One-Shot Transfer of Long-Horizon Extrinsic Manipulation Through Contact Retargeting
Albert Wu, Ruocheng Wang, Sirui Chen, Clemens Eppner, C. Karen Liu
TL;DR
The paper addresses generalizing long-horizon extrinsic manipulation by retargeting contact requirements from a single demonstration. It introduces a primitive library of four short-horizon, goal-conditioned policies and an IK-based contact retargeting framework to map demonstrations to new scenes while preserving the sequence of contact configurations. Hardware experiments across four tasks, ten objects, and six environments achieve an overall success rate of $80.5\%$ (with $81.7\%$ on standard objects), demonstrating robustness to demonstration variation and environment changes. By enabling reliable chaining of primitives through contact retargeting, the approach offers a scalable path toward real-world extrinsic manipulation with limited demonstrations.
Abstract
Extrinsic manipulation, the use of environment contacts to achieve manipulation objectives, enables strategies that are otherwise impossible with a parallel jaw gripper. However, orchestrating a long-horizon sequence of contact interactions between the robot, object, and environment is notoriously challenging due to the scene diversity, large action space, and difficult contact dynamics. We observe that most extrinsic manipulation are combinations of short-horizon primitives, each of which depend strongly on initializing from a desirable contact configuration to succeed. Therefore, we propose to generalize one extrinsic manipulation trajectory to diverse objects and environments by retargeting contact requirements. We prepare a single library of robust short-horizon, goal-conditioned primitive policies, and design a framework to compose state constraints stemming from contacts specifications of each primitive. Given a test scene and a single demo prescribing the primitive sequence, our method enforces the state constraints on the test scene and find intermediate goal states using inverse kinematics. The goals are then tracked by the primitive policies.
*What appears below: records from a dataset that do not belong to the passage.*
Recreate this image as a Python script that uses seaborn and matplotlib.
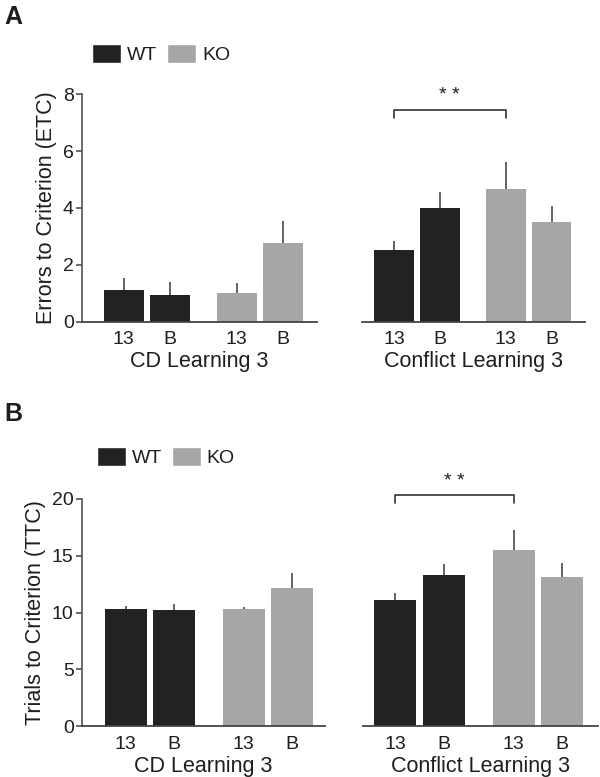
import numpy as np
import pandas as pd
import matplotlib
matplotlib.use("Agg")
import matplotlib.pyplot as plt
import seaborn as sns
from matplotlib.patches import Patch

# data (mean and upward SEM)
conditions = ["13", "B", "13", "B"]
genotypes = ["WT", "WT", "KO", "KO"]

etc_cd_mean = [1.12, 0.92, 1.00, 2.78]
etc_cd_sem = [0.41, 0.47, 0.37, 0.77]
etc_conf_mean = [2.52, 4.01, 4.65, 3.51]
etc_conf_sem = [0.33, 0.54, 0.95, 0.55]

ttc_cd_mean = [10.28, 10.22, 10.28, 12.13]
ttc_cd_sem = [0.29, 0.50, 0.22, 1.37]
ttc_conf_mean = [11.07, 13.28, 15.48, 13.16]
ttc_conf_sem = [0.62, 0.97, 1.76, 1.24]

colors = {"WT": "#222222", "KO": "#a6a6a6"}
text_col = "#1e1e1e"
pos = [0, 1, 2.44, 3.44]

sns.set_style("ticks")
plt.rcParams["font.family"] = ["Liberation Sans", "DejaVu Sans"]
plt.rcParams["text.color"] = text_col
plt.rcParams["axes.labelcolor"] = text_col
plt.rcParams["xtick.color"] = text_col
plt.rcParams["ytick.color"] = text_col

fig = plt.figure(figsize=(6, 7.77), dpi=100)


def draw(rect, mean, sem, xlim, ylim, yticks, xlabel, ylabel=None, star=None):
    ax = fig.add_axes(rect)
    df = pd.DataFrame({"pos": pos, "value": mean, "genotype": genotypes})
    sns.barplot(data=df, x="pos", y="value", hue="genotype", palette=colors,
                native_scale=True, width=0.87, dodge=False, linewidth=0,
                legend=False, ax=ax)
    ax.errorbar(pos, mean, yerr=[np.zeros(len(sem)), sem], fmt="none",
                ecolor="#3a3a3a", elinewidth=1.1, capsize=0)
    ax.set_xlim(*xlim)
    ax.set_ylim(*ylim)
    ax.set_xticks(pos)
    ax.set_xticklabels(conditions, fontsize=14)
    ax.tick_params(axis="x", length=0, pad=7)
    ax.set_xlabel(xlabel, fontsize=15.5, labelpad=2)
    for s in ["top", "right"]:
        ax.spines[s].set_visible(False)
    ax.spines["bottom"].set_color("#444444")
    ax.spines["bottom"].set_linewidth(1.3)
    if ylabel:
        ax.set_yticks(yticks)
        ax.tick_params(axis="y", length=4, width=1.1, labelsize=14, pad=2,
                       color="#444444")
        ax.spines["left"].set_color("#444444")
        ax.spines["left"].set_linewidth(1.1)
        ax.set_ylabel(ylabel, fontsize=15.5, labelpad=4)
    else:
        ax.spines["left"].set_visible(False)
        ax.set_yticks([])
        ax.set_ylabel("")
    if star:
        y, drop, ys = star
        ax.plot([pos[0], pos[0], pos[2], pos[2]], [y - drop, y, y, y - drop],
                color="#333333", lw=1.2, clip_on=False)
        ax.text((pos[0] + pos[2]) / 2, ys, "* *", ha="center", va="center",
                fontsize=14, clip_on=False)
    return ax


# panel A
draw([0.137, 0.5862, 0.3907, 0.2924], etc_cd_mean, etc_cd_sem, (-0.9, 4.17),
     (0, 8), [0, 2, 4, 6, 8], "CD Learning 3", "Errors to Criterion (ETC)")
draw([0.6033, 0.5862, 0.3717, 0.2924], etc_conf_mean, etc_conf_sem,
     (-0.696, 4.17), (0, 8), None, "Conflict Learning 3",
     star=(7.45, 0.27, 7.95))

# panel B
draw([0.1367, 0.0656, 0.405, 0.2922], ttc_cd_mean, ttc_cd_sem, (-0.907, 4.12),
     (0, 20), [0, 5, 10, 15, 20], "CD Learning 3", "Trials to Criterion (TTC)")
draw([0.6055, 0.0656, 0.3917, 0.2922], ttc_conf_mean, ttc_conf_sem,
     (-0.653, 4.18), (0, 20), None, "Conflict Learning 3",
     star=(20.33, 0.68, 21.5))

handles = [Patch(facecolor=colors["WT"], label="WT"),
           Patch(facecolor=colors["KO"], label="KO")]
for anchor in [(0.1538, 0.9305), (0.161, 0.412)]:
    fig.legend(handles=handles, loc="center left", bbox_to_anchor=anchor,
               ncol=2, frameon=False, fontsize=14, borderpad=0,
               borderaxespad=0, handlelength=1.5, handleheight=1.15,
               handletextpad=0.3, columnspacing=0.5)

fig.text(0.008, 0.994, "A", fontsize=18, fontweight="bold", va="top", ha="left")
fig.text(0.008, 0.483, "B", fontsize=18, fontweight="bold", va="top", ha="left")

fig.savefig("out.png", dpi=100)
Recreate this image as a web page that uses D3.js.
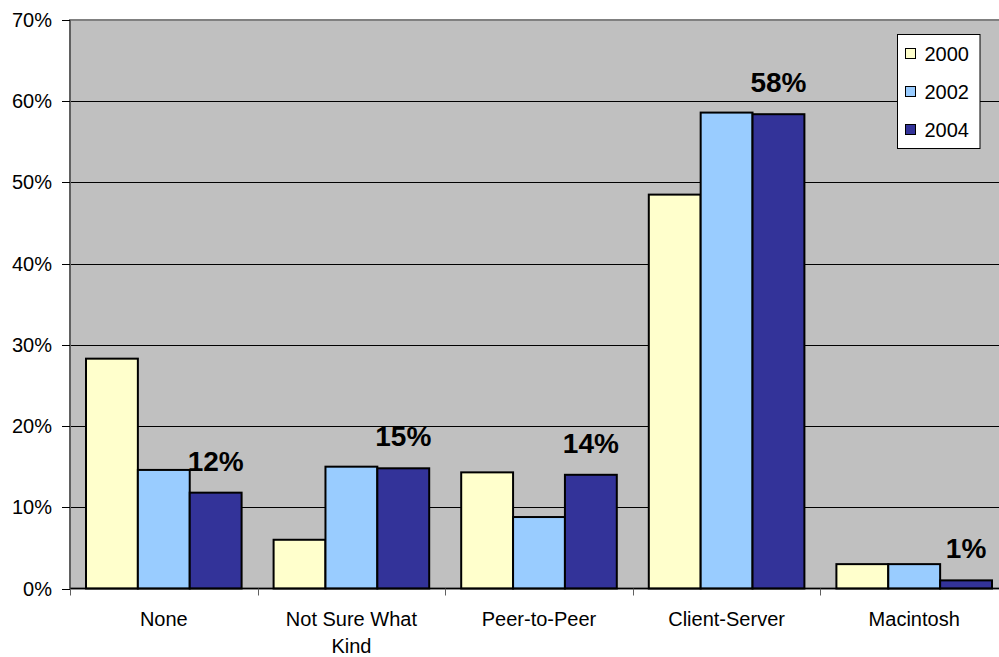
<!DOCTYPE html>
<html>
<head>
<meta charset="utf-8">
<script src="https://cdn.jsdelivr.net/npm/d3@7/dist/d3.min.js"></script>
<style>
  body { margin: 0; background: #fff; }
  svg { display: block; font-family: Arial, "Liberation Sans", sans-serif; }
</style>
</head>
<body>
<div id="chart"></div>
<script>
// data
const categories = ['None', 'Not Sure What Kind', 'Peer-to-Peer', 'Client-Server', 'Macintosh'];
const years = ['2000', '2002', '2004'];
const values2000 = [28.3, 6.0, 14.3, 48.5, 3.0];
const values2002 = [14.6, 15.0, 8.8, 58.6, 3.0];
const values2004 = [11.8, 14.8, 14.0, 58.4, 1.0];
const labels2004 = ['12%', '15%', '14%', '58%', '1%'];
const yTicks = [0, 10, 20, 30, 40, 50, 60, 70];

const colors = { '2000': '#FFFFCC', '2002': '#99CCFF', '2004': '#333399' };
const series = { '2000': values2000, '2002': values2002, '2004': values2004 };

const width = 999, height = 657;
const margin = { top: 20, left: 70, bottom: 68.5 };
const plotRight = 70 + 5 * 187.6; // plot runs past the right edge of the picture

const svg = d3.select('#chart').append('svg')
  .attr('width', width)
  .attr('height', height);

svg.append('rect').attr('width', width).attr('height', height).attr('fill', '#fff');

const x0 = d3.scaleBand()
  .domain(categories)
  .range([margin.left, plotRight])
  .padding(0);

const x1 = d3.scaleBand()
  .domain(years)
  .range([16, x0.bandwidth() - 16])
  .padding(0);

const y = d3.scaleLinear()
  .domain([0, 70])
  .range([height - margin.bottom, margin.top]);

// plot background
svg.append('rect')
  .attr('x', margin.left)
  .attr('y', y(70))
  .attr('width', plotRight - margin.left)
  .attr('height', y(0) - y(70))
  .attr('fill', '#C0C0C0')
  .attr('stroke', '#808080')
  .attr('stroke-width', 2);

// gridlines
svg.append('g')
  .selectAll('line')
  .data(yTicks.filter(d => d > 0 && d < 70))
  .enter()
  .append('line')
  .attr('x1', margin.left)
  .attr('x2', plotRight)
  .attr('y1', d => Math.round(y(d)) + 0.5)
  .attr('y2', d => Math.round(y(d)) + 0.5)
  .attr('stroke', '#000')
  .attr('stroke-width', 1);

// bars
const groups = svg.append('g')
  .selectAll('g')
  .data(categories)
  .enter()
  .append('g')
  .attr('transform', d => 'translate(' + x0(d) + ',0)');

groups.selectAll('rect')
  .data((d, i) => years.map(yr => ({ year: yr, value: series[yr][i] })))
  .enter()
  .append('rect')
  .attr('x', d => x1(d.year))
  .attr('y', d => y(d.value))
  .attr('width', x1.bandwidth())
  .attr('height', d => y(0) - y(d.value))
  .attr('fill', d => colors[d.year])
  .attr('stroke', '#000')
  .attr('stroke-width', 2);

// bold labels above the 2004 bars
svg.append('g')
  .selectAll('text')
  .data(categories)
  .enter()
  .append('text')
  .attr('x', (d, i) => x0(d) + x1('2004') + x1.bandwidth() / 2)
  .attr('y', (d, i) => y(values2004[i]) - 22)
  .attr('text-anchor', 'middle')
  .attr('font-size', 28)
  .attr('font-weight', 'bold')
  .attr('fill', '#000')
  .text((d, i) => labels2004[i]);

// y axis
const yAxis = svg.append('g');
yAxis.append('line')
  .attr('x1', margin.left).attr('x2', margin.left)
  .attr('y1', y(70)).attr('y2', y(0))
  .attr('stroke', '#606060').attr('stroke-width', 2);
yAxis.selectAll('.tick')
  .data(yTicks)
  .enter()
  .append('line')
  .attr('x1', margin.left - 8).attr('x2', margin.left)
  .attr('y1', d => Math.round(y(d)) + 0.5).attr('y2', d => Math.round(y(d)) + 0.5)
  .attr('stroke', '#000');
yAxis.selectAll('text')
  .data(yTicks)
  .enter()
  .append('text')
  .attr('x', 52)
  .attr('y', d => y(d) + 7)
  .attr('text-anchor', 'end')
  .attr('font-size', 20)
  .attr('fill', '#000')
  .text(d => d + '%');

// x axis
const xAxis = svg.append('g');
xAxis.append('line')
  .attr('x1', margin.left).attr('x2', plotRight)
  .attr('y1', y(0)).attr('y2', y(0))
  .attr('stroke', '#000').attr('stroke-width', 1.5);
xAxis.selectAll('line.tick')
  .data(categories.concat(['end']))
  .enter()
  .append('line')
  .attr('class', 'tick')
  .attr('x1', (d, i) => Math.round(margin.left + i * x0.bandwidth()) + 0.5)
  .attr('x2', (d, i) => Math.round(margin.left + i * x0.bandwidth()) + 0.5)
  .attr('y1', y(0)).attr('y2', y(0) + 7)
  .attr('stroke', '#606060');

const xLabels = xAxis.selectAll('text')
  .data(categories)
  .enter()
  .append('text')
  .attr('x', d => x0(d) + x0.bandwidth() / 2)
  .attr('y', 626)
  .attr('text-anchor', 'middle')
  .attr('font-size', 20)
  .attr('fill', '#000');

// wrap long category names onto two lines
xLabels.each(function(d) {
  const t = d3.select(this);
  const words = d.split(' ');
  let line = [];
  let lines = [];
  const maxW = 160;
  words.forEach(w => {
    line.push(w);
    t.text(line.join(' '));
    if (this.getComputedTextLength() > maxW && line.length > 1) {
      line.pop();
      lines.push(line.join(' '));
      line = [w];
    }
  });
  lines.push(line.join(' '));
  t.text(null);
  lines.forEach((l, i) => {
    t.append('tspan')
      .attr('x', x0(d) + x0.bandwidth() / 2)
      .attr('dy', i === 0 ? 0 : 27)
      .text(l);
  });
});

// legend
const legend = svg.append('g').attr('transform', 'translate(897.5,34.5)');
legend.append('rect')
  .attr('width', 82.5)
  .attr('height', 114)
  .attr('fill', '#fff')
  .attr('stroke', '#000')
  .attr('stroke-width', 1);

const legendItems = legend.selectAll('.legend')
  .data(years)
  .enter()
  .append('g')
  .attr('class', 'legend')
  .attr('transform', (d, i) => 'translate(8,' + (19 + i * 38) + ')');

legendItems.append('rect')
  .attr('x', 0)
  .attr('y', -5)
  .attr('width', 10)
  .attr('height', 10)
  .attr('fill', d => colors[d])
  .attr('stroke', '#000')
  .attr('stroke-width', 1);

legendItems.append('text')
  .attr('x', 19)
  .attr('y', 7)
  .attr('font-size', 20)
  .attr('fill', '#000')
  .text(d => d);
</script>
</body>
</html>
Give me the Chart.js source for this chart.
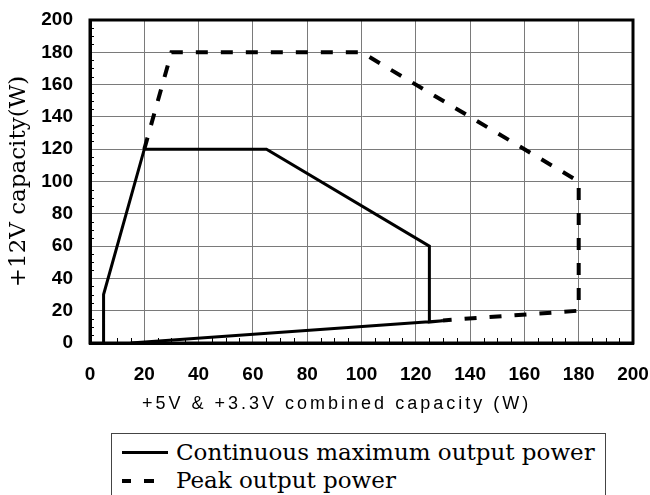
<!DOCTYPE html>
<html>
<head>
<meta charset="utf-8">
<script src="https://cdn.jsdelivr.net/npm/chart.js@4"></script>
<style>
  html, body { margin: 0; padding: 0; background: #fff; }
  body { width: 650px; height: 495px; overflow: hidden; position: relative; }
  #chart { position: absolute; left: 0; top: 0; }
  #xTitle {
    position: absolute; left: 142px; top: 394px;
    font: 18px "Liberation Sans", Arial, sans-serif; line-height: 18px;
    letter-spacing: 3px; color: #000; white-space: nowrap;
  }
  #legend {
    position: absolute; left: 111px; top: 433px; width: 493px; height: 90px;
    border: 1px solid #444; background: #fff;
  }
  .row {
    position: absolute; left: 64px;
    font: 23px "DejaVu Serif", serif; line-height: 28px; color: #000; white-space: nowrap;
  }
  .sample { position: absolute; background: #000; }
</style>
</head>
<body>
<canvas id="chart" width="650" height="495"></canvas>
<div id="xTitle">+5V &amp; +3.3V combined capacity (W)</div>
<div id="legend">
  <div class="sample" style="left:10px; top:17px; width:46px; height:3px;"></div>
  <div class="row" id="leg0" style="top:4px;"></div>
  <div class="sample" style="left:10px; top:45px; width:9px; height:4px;"></div>
  <div class="sample" style="left:32px; top:45px; width:10px; height:4px;"></div>
  <div class="row" id="leg1" style="top:32px;"></div>
</div>
<script>
// series labels
const seriesNames = ['Continuous maximum output power', 'Peak output power'];

// continuous maximum output power (x = +5V&+3.3V W, y = +12V W)
const contX = [5, 5, 20, 65, 125, 125, 130, 15];
const contY = [0, 30, 120, 120, 60, 13, 13.8, 0];

// peak output power
const peakX = [20, 30, 100, 180, 180, 130];
const peakY = [120, 180, 180, 100, 20, 14];

// axis range / ticks
const axisMin = 0;
const axisMax = 200;
const tickStep = 20;
const minorStep = 5;

function toPoints(xs, ys) {
    return xs.map((x, i) => ({ x: x, y: ys[i] }));
}

document.getElementById('leg0').textContent = seriesNames[0];
document.getElementById('leg1').textContent = seriesNames[1];

// outer frame + small inward minor ticks
const framePlugin = {
    id: 'frame',
    afterDraw(chart) {
        const { ctx, chartArea: a, scales } = chart;
        ctx.save();
        ctx.strokeStyle = '#000';
        ctx.lineWidth = 1;
        ctx.beginPath();
        for (let v = axisMin + minorStep; v < axisMax; v += minorStep) {
            if (v % tickStep === 0) continue;
            const px = Math.round(scales.x.getPixelForValue(v)) + 0.5;
            ctx.moveTo(px, a.bottom);
            ctx.lineTo(px, a.bottom - 5);
            const py = Math.round(scales.y.getPixelForValue(v)) + 0.5;
            ctx.moveTo(a.left, py);
            ctx.lineTo(a.left + 4, py);
        }
        ctx.stroke();
        ctx.lineWidth = 3;
        ctx.strokeRect(a.left, a.top, a.right - a.left, a.bottom - a.top);
        ctx.restore();
    }
};

const tickFont = { family: 'Liberation Sans', size: 19, weight: 'bold' };

const ctx = document.getElementById('chart').getContext('2d');
new Chart(ctx, {
    type: 'scatter',
    data: {
        datasets: [{
            label: seriesNames[0],
            data: toPoints(contX, contY),
            showLine: true,
            borderColor: '#000',
            borderWidth: 3,
            pointRadius: 0,
            fill: false
        }, {
            label: seriesNames[1],
            data: toPoints(peakX, peakY),
            showLine: true,
            borderColor: '#000',
            borderWidth: 4,
            borderDash: [12, 13],
            pointRadius: 0,
            fill: false
        }]
    },
    options: {
        responsive: false,
        animation: false,
        layout: { padding: { left: 0, right: 17, top: 20, bottom: 0 } },
        plugins: {
            legend: { display: false },
            tooltip: { enabled: false }
        },
        scales: {
            x: {
                type: 'linear',
                min: axisMin,
                max: axisMax,
                ticks: { stepSize: tickStep, padding: 20, color: '#000', font: tickFont, maxRotation: 0, autoSkip: false },
                grid: { color: '#7a7a7a', lineWidth: 1, drawTicks: false },
                border: { color: '#000', width: 3 },
                afterFit(scale) {
                    scale.height = 152;
                    scale.paddingLeft = 0;
                    scale.paddingRight = 0;
                }
            },
            y: {
                type: 'linear',
                min: axisMin,
                max: axisMax,
                ticks: { stepSize: tickStep, padding: 17, color: '#000', font: tickFont },
                grid: { color: '#7a7a7a', lineWidth: 1, drawTicks: false },
                border: { color: '#000', width: 3 },
                title: {
                    display: true,
                    text: '+12V capacity(W)',
                    color: '#000',
                    font: { family: 'DejaVu Serif', size: 23 },
                    padding: { top: 5, bottom: 0 }
                },
                afterFit(scale) {
                    scale.width = 90;
                    scale.paddingTop = 0;
                    scale.paddingBottom = 0;
                }
            }
        }
    },
    plugins: [framePlugin]
});
</script>
</body>
</html>
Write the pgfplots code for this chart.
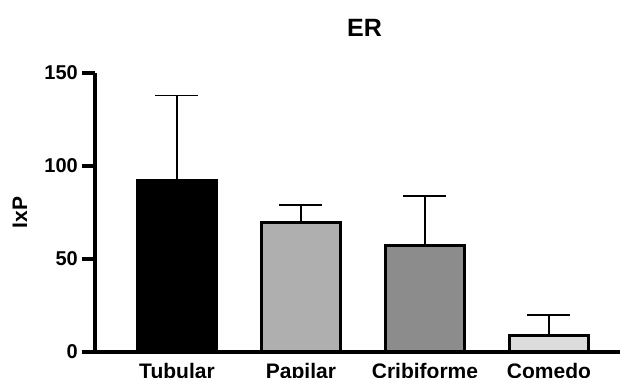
\documentclass[border=0pt]{standalone}
\usepackage{pgfplots}
\pgfplotsset{compat=1.18}
\usepackage{fontspec}
\setmainfont{Liberation Sans}
\definecolor{papilar}{RGB}{175,175,175}
\definecolor{cribi}{RGB}{140,140,140}
\definecolor{comedo}{RGB}{220,220,220}
\begin{document}
\begin{tikzpicture}
\begin{axis}[
  at={(95bp,26bp)}, anchor=south west,
  scale only axis, width=525bp, height=279bp,
  xmin=-0.661, xmax=3.573, ymin=0, ymax=150,
  axis x line=bottom, axis y line=left,
  axis line style={-, line width=4bp},
  ytick={0,50,100,150},
  xtick={0,1,2,3},
  xticklabels={Tubular,Papilar,Cribiforme,Comedo},
  x tick style={draw=none},
  y tick style={line width=4bp, black},
  tick align=outside, major tick length=13bp,
  /pgf/number format/assume math mode=true,
  yticklabel style={font=\fontsize{20bp}{22bp}\selectfont\bfseries, inner sep=0bp, xshift=-4bp},
  xticklabel style={font=\fontsize{21bp}{23bp}\selectfont\bfseries, inner sep=0bp, yshift=1.5bp},
  title={ER},
  title style={font=\fontsize{25bp}{28bp}\selectfont\bfseries, at={(0.5,1)}, anchor=base, yshift=31bp, xshift=7bp},
  ylabel={IxP},
  ylabel style={font=\fontsize{21bp}{23bp}\selectfont\bfseries, at={(axis description cs:-0.143,0.5)}, anchor=center},
  ybar, bar width=79bp, bar shift=0pt,
  clip=false,
  error bars/y dir=plus, error bars/y explicit,
  error bars/error bar style={line width=1.3bp, black},
  error bars/error mark options={rotate=90, mark size=21.5bp, line width=1.3bp, black},
]
\addplot[draw=black, line width=3bp, fill=black] coordinates {(0,92) +- (0,46)};
\addplot[draw=black, line width=3bp, fill=papilar] coordinates {(1,69.4) +- (0,9.6)};
\addplot[draw=black, line width=3bp, fill=cribi] coordinates {(2,57.5) +- (0,26.4)};
\addplot[draw=black, line width=3bp, fill=comedo] coordinates {(3,9.1) +- (0,10.8)};
\end{axis}
\pgfresetboundingbox
\path[use as bounding box] (0,0) rectangle (624bp,378bp);
\end{tikzpicture}
\end{document}
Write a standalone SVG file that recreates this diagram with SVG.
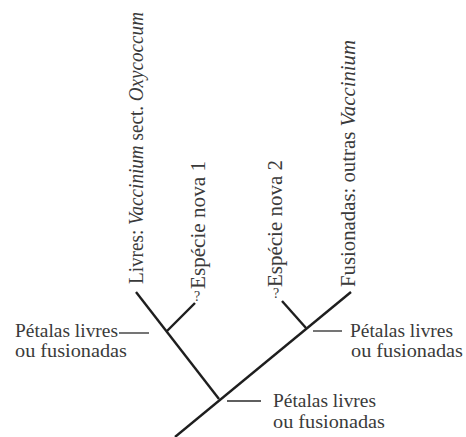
<svg xmlns="http://www.w3.org/2000/svg" width="466" height="437" viewBox="0 0 466 437">
  <style>
    .branch { stroke: #1e1e1e; stroke-width: 2.4; stroke-linecap: butt; fill: none; }
    .lead { stroke: #2a2a2a; stroke-width: 1.3; fill: none; }
    .lbl { font-size: 19.5px; }
    .taxon { font-size: 20px; }
    .q { font-size: 14px; }
  </style>
  <rect width="466" height="437" fill="#ffffff"/>

  <!-- tree branches and leader lines -->
  <g id="connectors">
    <line class="branch" x1="175" y1="437" x2="351" y2="292"/>
    <line class="branch" x1="219" y1="399" x2="136" y2="292"/>
    <line class="branch" x1="167" y1="331" x2="195" y2="303"/>
    <line class="branch" x1="306" y1="328" x2="282" y2="301"/>
    <line class="lead" x1="119" y1="333" x2="149" y2="333"/>
    <line class="lead" x1="313" y1="331" x2="342" y2="331"/>
    <line class="lead" x1="227" y1="401" x2="261" y2="401"/>
  </g>

  <g font-family="'Liberation Serif', 'DejaVu Serif', serif" fill="#3a3a3a">
    <!-- terminal taxa -->
    <g id="taxon-oxycoccum">
      <text class="taxon" transform="translate(143,284) rotate(-90)" textLength="272" lengthAdjust="spacingAndGlyphs">Livres: <tspan font-style="italic">Vaccinium</tspan> sect. <tspan font-style="italic">Oxycoccum</tspan></text>
    </g>
    <g id="taxon-nova1">
      <text class="taxon" transform="translate(205,289) rotate(-90)" textLength="128" lengthAdjust="spacingAndGlyphs">Espécie nova 1</text>
      <text class="q" x="194" y="301">?</text>
    </g>
    <g id="taxon-nova2">
      <text class="taxon" transform="translate(282,287) rotate(-90)" textLength="127" lengthAdjust="spacingAndGlyphs">Espécie nova 2</text>
      <text class="q" x="273" y="298">?</text>
    </g>
    <g id="taxon-vaccinium">
      <text class="taxon" transform="translate(355,287) rotate(-90)" textLength="247" lengthAdjust="spacingAndGlyphs">Fusionadas: outras <tspan font-style="italic">Vaccinium</tspan></text>
    </g>

    <!-- character states at internal nodes -->
    <g id="node-left">
      <text class="lbl" x="15" y="337" textLength="103" lengthAdjust="spacingAndGlyphs">Pétalas livres</text>
      <text class="lbl" x="15" y="357" textLength="112" lengthAdjust="spacingAndGlyphs">ou fusionadas</text>
    </g>
    <g id="node-right">
      <text class="lbl" x="350" y="337" textLength="103" lengthAdjust="spacingAndGlyphs">Pétalas livres</text>
      <text class="lbl" x="351" y="357" textLength="112" lengthAdjust="spacingAndGlyphs">ou fusionadas</text>
    </g>
    <g id="node-root">
      <text class="lbl" x="273" y="407" textLength="103" lengthAdjust="spacingAndGlyphs">Pétalas livres</text>
      <text class="lbl" x="273" y="428" textLength="112" lengthAdjust="spacingAndGlyphs">ou fusionadas</text>
    </g>
  </g>
</svg>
Using a 7+1 DoF robotic arm-gripper system, we achieved an overall success rate of 80.5% on hardware over 4 long-horizon extrinsic manipulation tasks, each with up to 4 primitives. Our experiments cover 10 objects and 6 environment configurations. We further show empirically that our method admits a wide range of demonstrations, and that contact retargeting is indeed the key to successfully combining primitives for long-horizon extrinsic manipulation. Code and additional details are available at stanford-tml.github.io/extrinsic-manipulation.